Print the listing from its top line through the line containing "7.2, 8.1, 9.0];", nothing more, and leave out the pictures.
++++++++++
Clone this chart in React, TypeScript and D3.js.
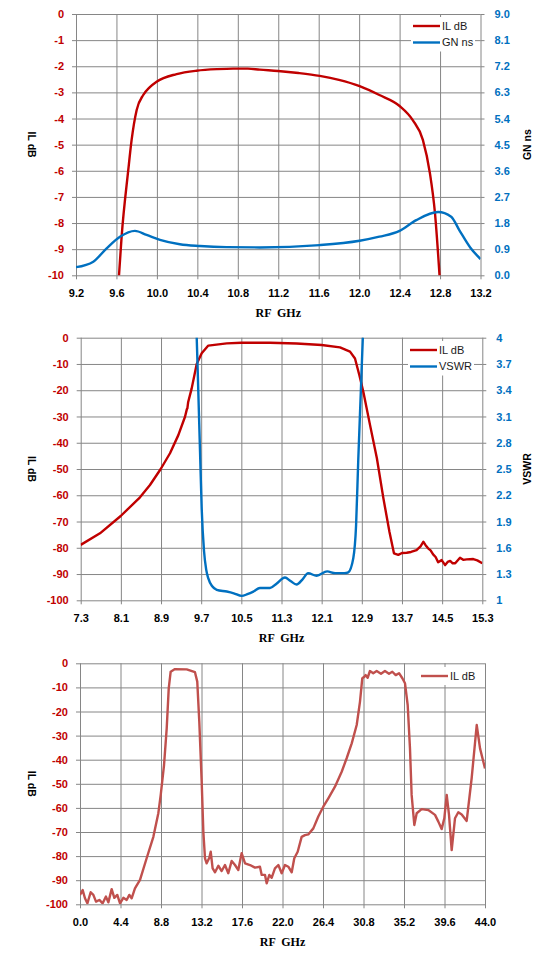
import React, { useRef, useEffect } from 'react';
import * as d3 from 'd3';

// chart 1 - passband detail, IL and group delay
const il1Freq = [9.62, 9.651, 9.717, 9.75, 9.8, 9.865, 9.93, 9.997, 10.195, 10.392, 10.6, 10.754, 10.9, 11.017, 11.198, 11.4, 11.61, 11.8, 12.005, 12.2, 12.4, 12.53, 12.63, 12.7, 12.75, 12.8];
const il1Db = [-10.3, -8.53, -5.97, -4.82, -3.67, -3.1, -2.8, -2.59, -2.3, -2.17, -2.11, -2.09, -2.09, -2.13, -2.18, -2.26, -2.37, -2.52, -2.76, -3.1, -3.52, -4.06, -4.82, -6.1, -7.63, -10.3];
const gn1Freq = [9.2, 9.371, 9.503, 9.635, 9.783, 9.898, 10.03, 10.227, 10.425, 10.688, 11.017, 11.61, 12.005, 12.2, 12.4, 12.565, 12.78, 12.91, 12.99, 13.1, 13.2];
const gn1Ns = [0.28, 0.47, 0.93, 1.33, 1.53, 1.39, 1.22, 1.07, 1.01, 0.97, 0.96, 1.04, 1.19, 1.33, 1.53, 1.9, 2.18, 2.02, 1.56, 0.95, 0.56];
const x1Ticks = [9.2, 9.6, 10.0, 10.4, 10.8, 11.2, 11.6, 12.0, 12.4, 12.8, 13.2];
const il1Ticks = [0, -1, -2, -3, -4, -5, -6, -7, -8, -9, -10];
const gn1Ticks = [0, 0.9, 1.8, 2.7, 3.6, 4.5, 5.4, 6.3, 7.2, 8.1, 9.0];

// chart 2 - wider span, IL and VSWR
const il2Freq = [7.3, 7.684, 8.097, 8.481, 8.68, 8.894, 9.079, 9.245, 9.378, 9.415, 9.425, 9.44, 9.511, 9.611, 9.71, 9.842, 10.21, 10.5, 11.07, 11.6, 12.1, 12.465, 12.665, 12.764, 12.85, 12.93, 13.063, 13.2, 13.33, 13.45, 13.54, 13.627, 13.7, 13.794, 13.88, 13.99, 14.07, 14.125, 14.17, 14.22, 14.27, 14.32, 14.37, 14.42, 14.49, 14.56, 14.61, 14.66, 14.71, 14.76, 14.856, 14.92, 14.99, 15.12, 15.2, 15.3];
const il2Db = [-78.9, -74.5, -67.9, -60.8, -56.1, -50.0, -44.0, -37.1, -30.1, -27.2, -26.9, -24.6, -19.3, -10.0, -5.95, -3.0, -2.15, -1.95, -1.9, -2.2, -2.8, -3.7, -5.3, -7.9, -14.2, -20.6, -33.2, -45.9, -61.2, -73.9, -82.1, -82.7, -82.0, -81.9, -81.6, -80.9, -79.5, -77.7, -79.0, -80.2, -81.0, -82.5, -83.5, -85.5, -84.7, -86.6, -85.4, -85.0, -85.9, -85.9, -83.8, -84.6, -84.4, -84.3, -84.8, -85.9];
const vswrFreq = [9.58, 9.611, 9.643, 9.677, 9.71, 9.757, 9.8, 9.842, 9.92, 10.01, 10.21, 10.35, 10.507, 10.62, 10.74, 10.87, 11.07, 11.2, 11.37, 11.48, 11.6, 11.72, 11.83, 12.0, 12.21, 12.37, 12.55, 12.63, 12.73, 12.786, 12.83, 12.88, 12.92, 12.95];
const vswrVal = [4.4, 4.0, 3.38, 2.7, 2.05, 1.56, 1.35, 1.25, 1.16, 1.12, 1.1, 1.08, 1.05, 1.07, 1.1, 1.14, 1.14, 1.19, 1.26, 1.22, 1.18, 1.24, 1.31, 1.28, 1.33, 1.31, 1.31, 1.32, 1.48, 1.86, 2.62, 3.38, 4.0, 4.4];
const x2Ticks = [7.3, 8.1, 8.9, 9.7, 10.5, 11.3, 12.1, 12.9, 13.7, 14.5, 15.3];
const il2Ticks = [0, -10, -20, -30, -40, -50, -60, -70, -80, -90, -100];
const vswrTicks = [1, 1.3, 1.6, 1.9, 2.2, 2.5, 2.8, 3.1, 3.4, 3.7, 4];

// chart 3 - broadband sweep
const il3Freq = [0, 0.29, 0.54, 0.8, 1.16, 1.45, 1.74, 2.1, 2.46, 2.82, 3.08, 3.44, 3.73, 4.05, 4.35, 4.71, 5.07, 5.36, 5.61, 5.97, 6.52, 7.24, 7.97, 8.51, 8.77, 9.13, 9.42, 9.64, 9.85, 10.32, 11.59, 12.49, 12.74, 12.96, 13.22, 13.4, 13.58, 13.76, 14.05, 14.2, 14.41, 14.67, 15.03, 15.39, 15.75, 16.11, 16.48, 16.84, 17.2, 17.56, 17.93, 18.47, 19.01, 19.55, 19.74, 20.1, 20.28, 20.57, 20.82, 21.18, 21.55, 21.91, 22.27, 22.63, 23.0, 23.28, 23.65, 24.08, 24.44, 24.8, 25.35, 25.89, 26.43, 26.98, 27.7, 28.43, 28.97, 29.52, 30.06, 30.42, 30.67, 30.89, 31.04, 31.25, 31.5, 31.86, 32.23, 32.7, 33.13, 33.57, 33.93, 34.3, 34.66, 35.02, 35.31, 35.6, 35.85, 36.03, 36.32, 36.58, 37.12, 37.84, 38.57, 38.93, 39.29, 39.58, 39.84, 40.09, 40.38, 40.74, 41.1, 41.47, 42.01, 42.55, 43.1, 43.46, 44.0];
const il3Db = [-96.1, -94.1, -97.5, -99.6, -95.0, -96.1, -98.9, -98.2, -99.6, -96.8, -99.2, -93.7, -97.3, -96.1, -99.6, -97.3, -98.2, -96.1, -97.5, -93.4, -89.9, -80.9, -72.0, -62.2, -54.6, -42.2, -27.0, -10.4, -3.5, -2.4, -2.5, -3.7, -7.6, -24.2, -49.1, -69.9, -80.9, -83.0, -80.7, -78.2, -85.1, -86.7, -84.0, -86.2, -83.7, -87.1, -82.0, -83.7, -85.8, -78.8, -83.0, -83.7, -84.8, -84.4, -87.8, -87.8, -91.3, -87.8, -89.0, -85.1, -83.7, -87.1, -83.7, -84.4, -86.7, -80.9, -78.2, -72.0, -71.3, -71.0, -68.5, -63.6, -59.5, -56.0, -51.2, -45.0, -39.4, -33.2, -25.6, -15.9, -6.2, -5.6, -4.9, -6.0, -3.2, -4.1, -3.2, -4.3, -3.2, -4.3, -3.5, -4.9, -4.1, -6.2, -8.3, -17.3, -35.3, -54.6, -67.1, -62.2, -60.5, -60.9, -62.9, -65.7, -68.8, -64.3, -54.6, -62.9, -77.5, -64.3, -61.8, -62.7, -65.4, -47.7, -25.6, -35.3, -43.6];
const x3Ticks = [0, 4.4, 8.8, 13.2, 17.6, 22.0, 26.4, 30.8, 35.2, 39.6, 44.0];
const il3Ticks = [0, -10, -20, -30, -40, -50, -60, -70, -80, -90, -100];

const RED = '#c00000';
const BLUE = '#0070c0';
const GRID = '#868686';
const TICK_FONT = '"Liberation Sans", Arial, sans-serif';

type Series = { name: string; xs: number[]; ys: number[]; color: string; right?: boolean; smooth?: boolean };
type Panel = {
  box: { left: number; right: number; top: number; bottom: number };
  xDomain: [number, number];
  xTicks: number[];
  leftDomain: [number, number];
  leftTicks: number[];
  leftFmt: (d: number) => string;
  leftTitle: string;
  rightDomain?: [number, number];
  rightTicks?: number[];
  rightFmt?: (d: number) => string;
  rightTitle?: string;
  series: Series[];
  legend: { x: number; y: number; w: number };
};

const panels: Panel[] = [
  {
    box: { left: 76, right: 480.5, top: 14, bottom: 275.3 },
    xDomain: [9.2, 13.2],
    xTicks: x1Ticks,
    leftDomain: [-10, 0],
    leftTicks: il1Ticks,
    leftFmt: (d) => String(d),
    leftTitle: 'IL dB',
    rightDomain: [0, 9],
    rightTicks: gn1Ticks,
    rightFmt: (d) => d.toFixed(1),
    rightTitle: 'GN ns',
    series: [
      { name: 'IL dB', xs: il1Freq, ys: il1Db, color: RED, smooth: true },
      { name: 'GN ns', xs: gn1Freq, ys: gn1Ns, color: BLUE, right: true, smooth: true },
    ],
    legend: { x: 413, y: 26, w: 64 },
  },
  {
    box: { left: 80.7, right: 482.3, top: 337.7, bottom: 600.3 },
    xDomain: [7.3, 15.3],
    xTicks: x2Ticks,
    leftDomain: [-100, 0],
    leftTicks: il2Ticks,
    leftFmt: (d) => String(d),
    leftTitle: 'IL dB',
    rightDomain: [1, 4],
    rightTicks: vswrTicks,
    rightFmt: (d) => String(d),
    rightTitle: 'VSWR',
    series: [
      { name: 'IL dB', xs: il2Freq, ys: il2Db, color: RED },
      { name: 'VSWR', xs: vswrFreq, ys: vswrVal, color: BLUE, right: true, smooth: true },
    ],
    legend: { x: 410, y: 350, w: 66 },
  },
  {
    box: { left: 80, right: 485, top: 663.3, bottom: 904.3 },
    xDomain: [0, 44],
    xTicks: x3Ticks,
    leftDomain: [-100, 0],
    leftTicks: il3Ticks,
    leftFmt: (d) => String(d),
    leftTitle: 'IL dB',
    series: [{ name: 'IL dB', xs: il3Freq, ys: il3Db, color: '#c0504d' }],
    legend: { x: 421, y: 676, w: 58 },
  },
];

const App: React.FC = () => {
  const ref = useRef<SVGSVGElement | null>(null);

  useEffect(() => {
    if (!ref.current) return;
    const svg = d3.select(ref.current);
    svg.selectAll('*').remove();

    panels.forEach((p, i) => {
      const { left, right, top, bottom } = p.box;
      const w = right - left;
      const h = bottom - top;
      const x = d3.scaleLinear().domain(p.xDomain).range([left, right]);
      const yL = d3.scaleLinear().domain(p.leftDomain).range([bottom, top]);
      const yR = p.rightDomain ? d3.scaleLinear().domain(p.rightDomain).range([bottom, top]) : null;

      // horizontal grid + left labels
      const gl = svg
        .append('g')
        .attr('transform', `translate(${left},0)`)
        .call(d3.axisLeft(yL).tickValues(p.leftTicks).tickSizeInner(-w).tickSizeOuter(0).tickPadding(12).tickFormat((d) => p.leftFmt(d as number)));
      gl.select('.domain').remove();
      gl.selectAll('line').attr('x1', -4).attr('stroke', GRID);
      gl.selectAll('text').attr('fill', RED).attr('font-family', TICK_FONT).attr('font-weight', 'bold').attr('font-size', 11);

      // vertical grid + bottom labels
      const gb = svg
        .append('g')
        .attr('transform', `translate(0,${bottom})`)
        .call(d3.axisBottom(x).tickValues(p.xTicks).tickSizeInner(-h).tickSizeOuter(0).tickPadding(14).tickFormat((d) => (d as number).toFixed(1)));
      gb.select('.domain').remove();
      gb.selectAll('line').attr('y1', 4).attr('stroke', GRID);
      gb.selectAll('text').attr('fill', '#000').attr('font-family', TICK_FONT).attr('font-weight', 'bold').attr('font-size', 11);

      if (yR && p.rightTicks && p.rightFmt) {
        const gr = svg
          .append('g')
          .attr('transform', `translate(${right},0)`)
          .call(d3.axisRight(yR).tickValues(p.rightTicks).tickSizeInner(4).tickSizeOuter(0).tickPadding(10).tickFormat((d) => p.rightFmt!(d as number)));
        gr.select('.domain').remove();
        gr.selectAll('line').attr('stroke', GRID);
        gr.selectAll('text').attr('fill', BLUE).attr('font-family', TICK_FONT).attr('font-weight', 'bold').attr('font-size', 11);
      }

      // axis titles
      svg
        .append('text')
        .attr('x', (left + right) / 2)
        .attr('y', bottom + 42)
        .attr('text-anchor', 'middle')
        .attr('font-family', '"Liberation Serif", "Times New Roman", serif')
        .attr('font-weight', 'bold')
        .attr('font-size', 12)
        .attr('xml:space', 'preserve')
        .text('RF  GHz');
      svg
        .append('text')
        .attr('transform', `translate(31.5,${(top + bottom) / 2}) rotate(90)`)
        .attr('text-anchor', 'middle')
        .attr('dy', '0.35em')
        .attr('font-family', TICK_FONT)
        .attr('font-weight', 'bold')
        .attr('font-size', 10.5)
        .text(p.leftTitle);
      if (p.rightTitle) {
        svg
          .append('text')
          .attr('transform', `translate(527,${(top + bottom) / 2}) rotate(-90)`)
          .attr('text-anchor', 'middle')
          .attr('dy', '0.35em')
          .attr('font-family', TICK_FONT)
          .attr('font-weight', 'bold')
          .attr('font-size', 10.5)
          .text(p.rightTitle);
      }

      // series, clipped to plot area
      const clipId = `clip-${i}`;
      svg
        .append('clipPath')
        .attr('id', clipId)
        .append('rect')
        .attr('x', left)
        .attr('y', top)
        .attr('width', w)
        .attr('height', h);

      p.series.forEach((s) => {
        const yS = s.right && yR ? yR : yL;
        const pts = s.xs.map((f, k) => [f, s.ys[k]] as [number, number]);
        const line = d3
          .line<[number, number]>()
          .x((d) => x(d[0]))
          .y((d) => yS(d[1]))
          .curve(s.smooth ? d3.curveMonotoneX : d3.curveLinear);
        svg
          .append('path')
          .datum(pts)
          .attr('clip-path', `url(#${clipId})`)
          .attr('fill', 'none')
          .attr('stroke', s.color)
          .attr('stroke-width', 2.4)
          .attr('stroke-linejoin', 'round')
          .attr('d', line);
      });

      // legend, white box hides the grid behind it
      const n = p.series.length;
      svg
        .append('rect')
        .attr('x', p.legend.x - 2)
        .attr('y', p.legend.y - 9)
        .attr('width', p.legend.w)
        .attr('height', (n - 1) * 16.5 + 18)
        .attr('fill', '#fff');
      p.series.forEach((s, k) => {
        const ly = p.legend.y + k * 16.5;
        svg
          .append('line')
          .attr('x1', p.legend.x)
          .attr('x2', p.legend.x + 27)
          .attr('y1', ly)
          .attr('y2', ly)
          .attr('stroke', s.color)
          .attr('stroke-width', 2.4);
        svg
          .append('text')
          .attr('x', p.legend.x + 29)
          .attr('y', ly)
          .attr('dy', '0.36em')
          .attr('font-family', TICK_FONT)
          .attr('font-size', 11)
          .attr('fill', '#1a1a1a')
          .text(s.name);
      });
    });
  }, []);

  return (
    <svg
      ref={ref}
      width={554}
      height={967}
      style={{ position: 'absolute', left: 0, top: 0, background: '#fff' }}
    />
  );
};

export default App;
++++++++++
- **THE COMPLETED TASK**
Clone this chart in React, TypeScript and D3.js.
import React, { useRef, useEffect } from 'react';
import * as d3 from 'd3';

// chart 1 - passband detail, IL and group delay
const il1Freq = [9.62, 9.651, 9.717, 9.75, 9.8, 9.865, 9.93, 9.997, 10.195, 10.392, 10.6, 10.754, 10.9, 11.017, 11.198, 11.4, 11.61, 11.8, 12.005, 12.2, 12.4, 12.53, 12.63, 12.7, 12.75, 12.8];
const il1Db = [-10.3, -8.53, -5.97, -4.82, -3.67, -3.1, -2.8, -2.59, -2.3, -2.17, -2.11, -2.09, -2.09, -2.13, -2.18, -2.26, -2.37, -2.52, -2.76, -3.1, -3.52, -4.06, -4.82, -6.1, -7.63, -10.3];
const gn1Freq = [9.2, 9.371, 9.503, 9.635, 9.783, 9.898, 10.03, 10.227, 10.425, 10.688, 11.017, 11.61, 12.005, 12.2, 12.4, 12.565, 12.78, 12.91, 12.99, 13.1, 13.2];
const gn1Ns = [0.28, 0.47, 0.93, 1.33, 1.53, 1.39, 1.22, 1.07, 1.01, 0.97, 0.96, 1.04, 1.19, 1.33, 1.53, 1.9, 2.18, 2.02, 1.56, 0.95, 0.56];
const x1Ticks = [9.2, 9.6, 10.0, 10.4, 10.8, 11.2, 11.6, 12.0, 12.4, 12.8, 13.2];
const il1Ticks = [0, -1, -2, -3, -4, -5, -6, -7, -8, -9, -10];
const gn1Ticks = [0, 0.9, 1.8, 2.7, 3.6, 4.5, 5.4, 6.3, 7.2, 8.1, 9.0];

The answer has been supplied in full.